By Ben Finley,
Associated Press News

The Black men who drove horse-drawn carriages through the streets of Colonial Williamsburg, Va. were simultaneously invisible and omnipresent during the Jim Crow era.

Their wooden coaches help conjure up images of the late 18th Century for visitors among the likes of Queen Elizabeth, Sir Winston Churchill and former Gen. Dwight Eisenhower. Though the coachman was invaluable to the Southern way of life, the men were forced to use separate bathrooms and water fountains, along with the many other sanctioned indignities of segregation.

“These guys were resilient,” Paul Undra Jeter, the living history museum’s director of coach and livestock said. 

Colonial Williamsburg has begun to honor the coachmen by naming a new carriage after one of them, with hopes that more will follow. 

The first carriage is named in honor of Benjamin Spraggins, who was sometimes said to be the most-photographed man in Williamsburg – though few captions include his name. Spraggins was also celebrated with a carriage processional and ceremony on Feb. 26.

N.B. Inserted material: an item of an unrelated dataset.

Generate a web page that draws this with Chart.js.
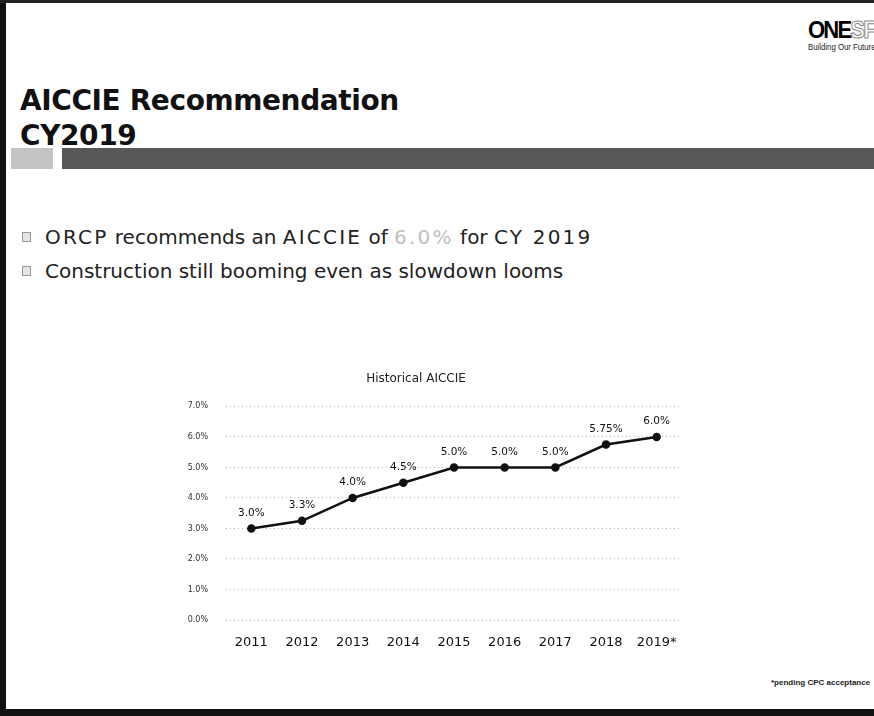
<!DOCTYPE html>
<html>
<head>
<meta charset="utf-8">
<script src="https://cdn.jsdelivr.net/npm/chart.js@4"></script>
<style>
  body { margin: 0; width: 874px; height: 716px; background: #fff; position: relative; overflow: hidden; font-family: 'DejaVu Sans', sans-serif; }
  .bar-left { position: absolute; left: 0; top: 0; width: 6px; height: 716px; background: #111; }
  .bar-top { position: absolute; left: 0; top: 0; width: 874px; height: 3px; background: #222; }
  .bar-bottom { position: absolute; left: 0; top: 709px; width: 874px; height: 7px; background: #111; }
  .title { position: absolute; left: 20px; top: 83px; font-size: 28px; font-weight: bold; line-height: 35px; color: #111; letter-spacing: -0.4px; }
  .logo { position: absolute; left: 808px; top: 18px; font-family: 'Liberation Sans', sans-serif; }
  .logo .big { font-size: 24px; font-weight: bold; letter-spacing: -2px; line-height: 23px; transform: scaleX(0.92); transform-origin: left; }
  .logo .big span { color: #fff; -webkit-text-stroke: 1px #888; }
  .logo .small { font-size: 9.5px; line-height: 11px; white-space: nowrap; color: #222; transform: scaleX(0.82); transform-origin: left; }
  .band-a { position: absolute; left: 11px; top: 148px; width: 42px; height: 21px; background: #c4c4c4; }
  .band-b { position: absolute; left: 62px; top: 148px; width: 812px; height: 21px; background: #585858; }
  .bullet { position: absolute; left: 22px; font-size: 20px; color: #222; white-space: nowrap; }
  .bullet i { display: inline-block; width: 7px; height: 8px; border: 1px solid #999; background: #e4e4e4; margin-right: 14px; vertical-align: 2px; }
  .bullet b { font-weight: normal; letter-spacing: 2.2px; }
  .bullet .hl { color: #c0c0c0; }
  .note { position: absolute; left: 771px; top: 678px; font-family: 'Liberation Sans', sans-serif; font-size: 8px; font-weight: bold; color: #222; white-space: nowrap; }
  #wrap { position: absolute; left: 150px; top: 362px; width: 560px; height: 292px; }
</style>
</head>
<body>
<div class="bar-left"></div>
<div class="bar-top"></div>
<div class="bar-bottom"></div>
<div class="title">AICCIE Recommendation<br>CY2019</div>
<div class="logo"><div class="big">ONE<span>SF</span></div><div class="small">Building Our Future</div></div>
<div class="band-a"></div>
<div class="band-b"></div>
<div class="bullet" style="top:225px"><i></i><b>ORCP</b> recommends an <b>AICCIE</b> of <b class="hl">6.0%</b> for <b>CY 2019</b></div>
<div class="bullet" style="top:259px"><i></i>Construction still booming even as slowdown looms</div>
<div id="wrap"><canvas id="aiccieChart"></canvas></div>
<div class="note">*pending CPC acceptance</div>
<script>
var years = ['2011', '2012', '2013', '2014', '2015', '2016', '2017', '2018', '2019*'];
var rates = [3.0, 3.25, 4.0, 4.5, 5.0, 5.0, 5.0, 5.75, 6.0];
var rateLabels = ['3.0%', '3.3%', '4.0%', '4.5%', '5.0%', '5.0%', '5.0%', '5.75%', '6.0%'];

// value text above each point
var pointText = {
	id: 'pointText',
	afterDatasetsDraw: function (chart) {
		var ctx = chart.ctx;
		var meta = chart.getDatasetMeta(0);
		ctx.save();
		ctx.font = '10.5px "DejaVu Sans"';
		ctx.fillStyle = '#111';
		ctx.textAlign = 'center';
		ctx.textBaseline = 'bottom';
		meta.data.forEach(function (pt, i) {
			ctx.fillText(rateLabels[i], pt.x, pt.y - 10);
		});
		ctx.restore();
	}
};

var ctx = document.getElementById('aiccieChart').getContext('2d');
var aiccieChart = new Chart(ctx, {
	type: 'line',
	data: {
		labels: years,
		datasets: [{
			data: rates,
			borderColor: '#111',
			borderWidth: 2.5,
			pointRadius: 3,
			pointBackgroundColor: '#111',
			pointBorderColor: '#111',
			tension: 0
		}]
	},
	plugins: [pointText],
	options: {
		responsive: true,
		maintainAspectRatio: false,
		animation: false,
		layout: { padding: { left: 0, right: 28, top: 0, bottom: 0 } },
		plugins: {
			legend: { display: false },
			tooltip: { enabled: false },
			title: {
				display: true,
				text: 'Historical AICCIE',
				color: '#222',
				font: { size: 12, family: 'DejaVu Sans', weight: 'normal' },
				padding: { top: 10, bottom: 20 }
			}
		},
		scales: {
			x: {
				offset: true,
				grid: { display: false },
				border: { display: false },
				afterFit: function (s) { s.height = 34; },
				ticks: { color: '#111', font: { size: 13, family: 'DejaVu Sans' }, padding: 7, maxRotation: 0 }
			},
			y: {
				min: 0,
				max: 7,
				border: { display: false, dash: [1, 3] },
				grid: { color: '#b4b4b4', lineWidth: 1, drawTicks: false },
				afterFit: function (s) { s.width = 76; },
				ticks: {
					stepSize: 1,
					padding: 18,
					color: '#333',
					font: { size: 8, family: 'DejaVu Sans' },
					callback: function (v) { return v.toFixed(1) + '%'; }
				}
			}
		}
	}
});
</script>
</body>
</html>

The tribute is part of the museum’s ongoing reckoning over race and its past storytelling about the country’s origins and the role of Black Americans.

Colonial Williamsburg tells the story of Virginia’s late 1700s capital and includes more than 400 restored or reconstructed buildings. The museum was founded in 1926 but did not tell Black stories until 1979. More than half of the people who lived in the colonial capital were Black, and many were enslaved.

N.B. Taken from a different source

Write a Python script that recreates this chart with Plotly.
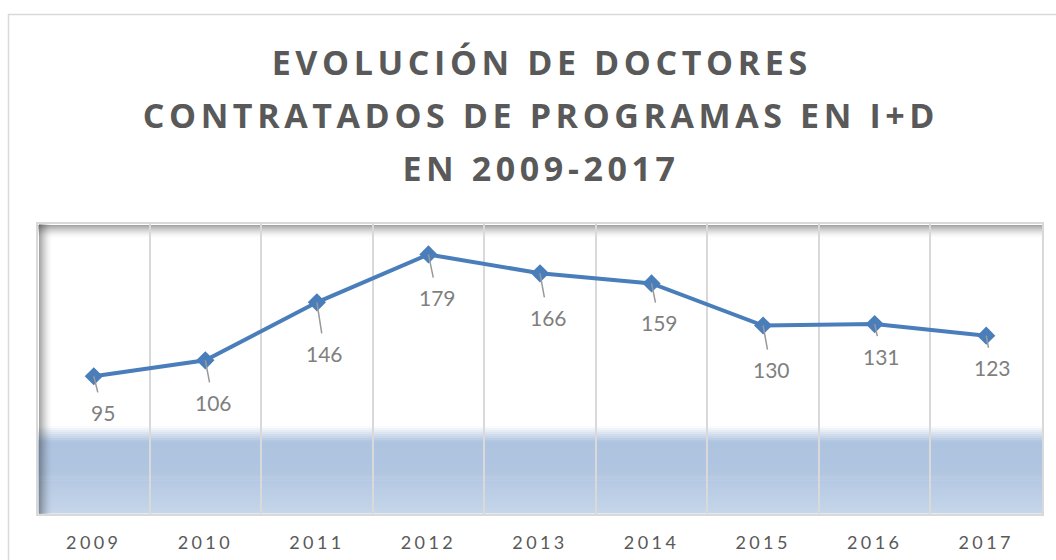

Segregation-era coachmen were exclusively Black. They were part of a much larger Black workforce that underpinned the museum’s operations as cooks, maintenance workers and landscapers, said Ywone Edwards-Ingram, a professor in the Department of Focused Inquiry at Virginia Commonwealth University.

In a 2014 scholarly article, Edwards-Ingram pushed back against 1979 as a watershed year for inclusion because Black people had long worked there, sometimes in highly visible roles, even if they were not officially interpreters.

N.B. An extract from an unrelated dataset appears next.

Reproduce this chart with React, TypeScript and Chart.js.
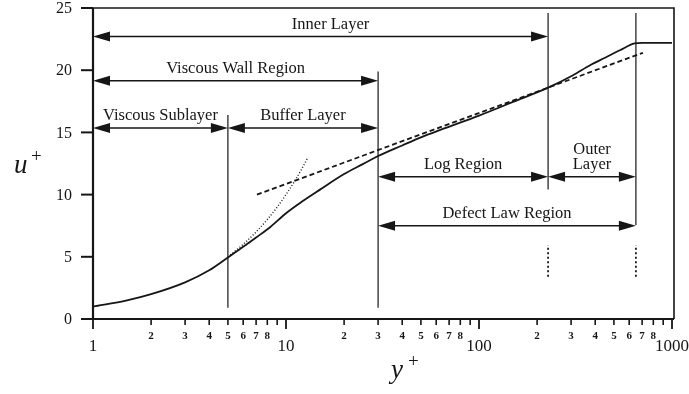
import React, { useEffect, useRef } from "react";
import { Chart, registerables } from "chart.js";

Chart.register(...registerables);

// Mean velocity profile u+ against wall distance y+
const yPlus = [1, 1.5, 2, 3, 4, 5, 6, 7, 8.3, 10, 12, 15, 20, 25, 30, 40, 50, 63, 100, 150, 228, 307, 376, 450, 537, 640, 700, 1000];
const uPlus = [1.0, 1.5, 2.0, 2.95, 3.92, 4.95, 5.8, 6.55, 7.4, 8.5, 9.4, 10.4, 11.65, 12.45, 13.1, 13.95, 14.6, 15.2, 16.35, 17.45, 18.6, 19.6, 20.4, 21.0, 21.6, 22.15, 22.2, 22.2];

// Viscous sublayer law u+ = y+
const sublayerY = [5, 6, 7, 8, 9, 10, 11, 12, 13];
const sublayerU = [5, 6, 7, 8, 9, 10, 11, 12, 13];

// Log law
const logLawY = [7.07, 707];
const logLawU = [10.0, 21.4];

// Region boundaries (solid) and defect-law marks (dotted)
const boundaryY = [5, 30, 228, 650];
const boundaryTop = [16.4, 19.9, 24.6, 24.6];
const boundaryBottom = [0.9, 0.9, 10.4, 7.55];
const markY = [228, 650];
const markTop = [5.95, 5.95];
const markBottom = [3.4, 3.4];

// Region arrows
const regionNames = [["Inner Layer"], ["Viscous Wall Region"], ["Viscous Sublayer"], ["Buffer Layer"], ["Log Region"], ["Outer", "Layer"], ["Defect Law Region"]];
const regionFrom = [1, 1, 1, 5, 30, 228, 30];
const regionTo = [228, 30, 5, 30, 228, 650, 650];
const regionLevel = [22.7, 19.15, 15.35, 15.35, 11.44, 11.44, 7.5];

// Axis ticks
const yTicks = [0, 5, 10, 15, 20, 25];
const decades = [1, 10, 100, 1000];
const minorDigits = [2, 3, 4, 5, 6, 7, 8, 9];
const labelledDigits = [2, 3, 4, 5, 6, 7, 8];

const ink = "#161616";
const serif = '"Liberation Serif", "Times New Roman", serif';
// horizontal nudge for region names that sit off-centre on their arrows
const nameShift: Record<string, number> = { "Inner Layer": 10 };

function seg(ctx: CanvasRenderingContext2D, x1: number, y1: number, x2: number, y2: number) {
  ctx.beginPath();
  ctx.moveTo(x1, y1);
  ctx.lineTo(x2, y2);
  ctx.stroke();
}

function head(ctx: CanvasRenderingContext2D, tipX: number, y: number, dir: number) {
  ctx.beginPath();
  ctx.moveTo(tipX, y);
  ctx.lineTo(tipX + dir * 17, y - 5);
  ctx.lineTo(tipX + dir * 17, y + 5);
  ctx.closePath();
  ctx.fill();
}

const decorPlugin = {
  id: "decor",
  afterDatasetsDraw(chart: any) {
    const { ctx, chartArea: a, scales } = chart;
    const xs = scales.x;
    const ys = scales.y;
    ctx.save();
    ctx.strokeStyle = ink;
    ctx.fillStyle = ink;

    // frame
    ctx.lineWidth = 1.6;
    ctx.beginPath();
    ctx.moveTo(a.left, a.top);
    ctx.lineTo(a.right, a.top);
    ctx.lineTo(a.right, a.bottom);
    ctx.stroke();
    ctx.lineWidth = 2.2;
    ctx.beginPath();
    ctx.moveTo(a.left, a.top);
    ctx.lineTo(a.left, a.bottom);
    ctx.lineTo(a.right, a.bottom);
    ctx.stroke();

    // y ticks
    ctx.font = `16px ${serif}`;
    ctx.textAlign = "right";
    ctx.textBaseline = "middle";
    yTicks.forEach((v) => {
      const py = ys.getPixelForValue(v);
      ctx.lineWidth = 2;
      seg(ctx, a.left - 12, py, a.left, py);
      ctx.fillText(String(v), a.left - 21, py + 1);
    });

    // x ticks
    ctx.textAlign = "center";
    decades.forEach((d) => {
      const px = xs.getPixelForValue(d);
      ctx.lineWidth = 1.8;
      seg(ctx, px, a.bottom, px, a.bottom + 10);
      ctx.font = `17px ${serif}`;
      ctx.fillText(String(d), px, a.bottom + 28);
      if (d < 1000) {
        minorDigits.forEach((m) => {
          const mx = xs.getPixelForValue(d * m);
          ctx.lineWidth = 1.6;
          seg(ctx, mx, a.bottom, mx, a.bottom + 6);
          if (labelledDigits.includes(m)) {
            ctx.font = `bold 11px ${serif}`;
            ctx.fillText(String(m), mx, a.bottom + 17);
          }
        });
      }
    });

    // region arrows and names
    regionNames.forEach((lines, i) => {
      const x1 = xs.getPixelForValue(regionFrom[i]);
      const x2 = xs.getPixelForValue(regionTo[i]);
      const py = ys.getPixelForValue(regionLevel[i]);
      ctx.lineWidth = 1.5;
      seg(ctx, x1 + 6, py, x2 - 6, py);
      head(ctx, x1, py, 1);
      head(ctx, x2, py, -1);
      ctx.font = `16.5px ${serif}`;
      ctx.textAlign = "center";
      ctx.textBaseline = "alphabetic";
      const cx = (x1 + x2) / 2 + (nameShift[lines.join(" ")] || 0);
      lines.forEach((t, k) => {
        const base = py - 8 - (lines.length - 1 - k) * 15;
        ctx.fillText(t, cx, base);
      });
    });

    // axis titles
    ctx.textAlign = "left";
    ctx.textBaseline = "alphabetic";
    ctx.font = `italic 27px ${serif}`;
    ctx.fillText("u", 14, 173);
    ctx.font = `19px ${serif}`;
    ctx.fillText("+", 31, 162);
    ctx.font = `italic 27px ${serif}`;
    ctx.fillText("y", 391, 378);
    ctx.font = `19px ${serif}`;
    ctx.fillText("+", 408, 367);

    ctx.restore();
  },
};

function pts(xs: number[], ys: number[]) {
  return xs.map((x, i) => ({ x, y: ys[i] }));
}

export default function App() {
  const ref = useRef<HTMLCanvasElement | null>(null);

  useEffect(() => {
    if (!ref.current) return;
    const lineBase = { pointRadius: 0, borderColor: ink, fill: false };
    const datasets: any[] = [
      { ...lineBase, data: pts(yPlus, uPlus), borderWidth: 1.8, cubicInterpolationMode: "monotone" },
      { ...lineBase, data: pts(logLawY, logLawU), borderWidth: 1.8, borderDash: [5, 3] },
      { ...lineBase, data: pts(sublayerY, sublayerU), borderWidth: 1.4, borderDash: [1, 2], cubicInterpolationMode: "monotone" },
    ];
    boundaryY.forEach((b, i) => {
      datasets.push({ ...lineBase, borderWidth: 1.2, data: [{ x: b, y: boundaryBottom[i] }, { x: b, y: boundaryTop[i] }] });
    });
    markY.forEach((b, i) => {
      datasets.push({ ...lineBase, borderWidth: 1.8, borderDash: [2, 2.5], data: [{ x: b, y: markBottom[i] }, { x: b, y: markTop[i] }] });
    });

    const chart = new Chart(ref.current, {
      type: "line",
      data: { datasets },
      options: {
        animation: false,
        responsive: false,
        devicePixelRatio: 1,
        layout: { padding: { left: 93, right: 15, top: 8, bottom: 75 } },
        plugins: { legend: { display: false }, tooltip: { enabled: false } },
        scales: {
          x: { type: "logarithmic", min: 1, max: 1024, display: false },
          y: { type: "linear", min: 0, max: 25, display: false },
        },
      },
      plugins: [decorPlugin],
    });
    return () => chart.destroy();
  }, []);

  return (
    <div style={{ position: "fixed", left: 0, top: 0, width: 689, height: 394, background: "#fff" }}>
      <canvas ref={ref} width={689} height={394} />
    </div>
  );
}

In the 1890s, before the museum was founded, Black residents served as guides for sightseers and later helped reconstruct buildings for the museum. They also worked in archaeology to help uncover physical evidence of the colonial capital. And some dressed in costume, performing tasks such as candle making, Edwards-Ingram said.

She added that the segregation-era coachmen were essentially interpreters- ambassadors even, for passengers and dignitaries.

But they received little recognition.

“When you look at the photograph collections of Colonial Williamsburg, many times their names were not even mentioned,” Edwards-Ingram said. “That’s why it’s important to name that carriage. You’re making things visible.”

Driving coaches from 1937 to 1953, Spraggins was able to give “his perspective of the town” and “took an active role in the cultural performance of the carriage ride, basically controlling the visitors’ experiences,” Edwards-Ingram wrote in her article.

Spraggins died in 1987. A grandson, Darrell Jimmerson, said his grandfather was a humble and hard-working man.

Jeter, the museum’s coach and livestock director and the first Black person to have the job, said Colonial Williamsburg now employs Black, White and female carriage drivers.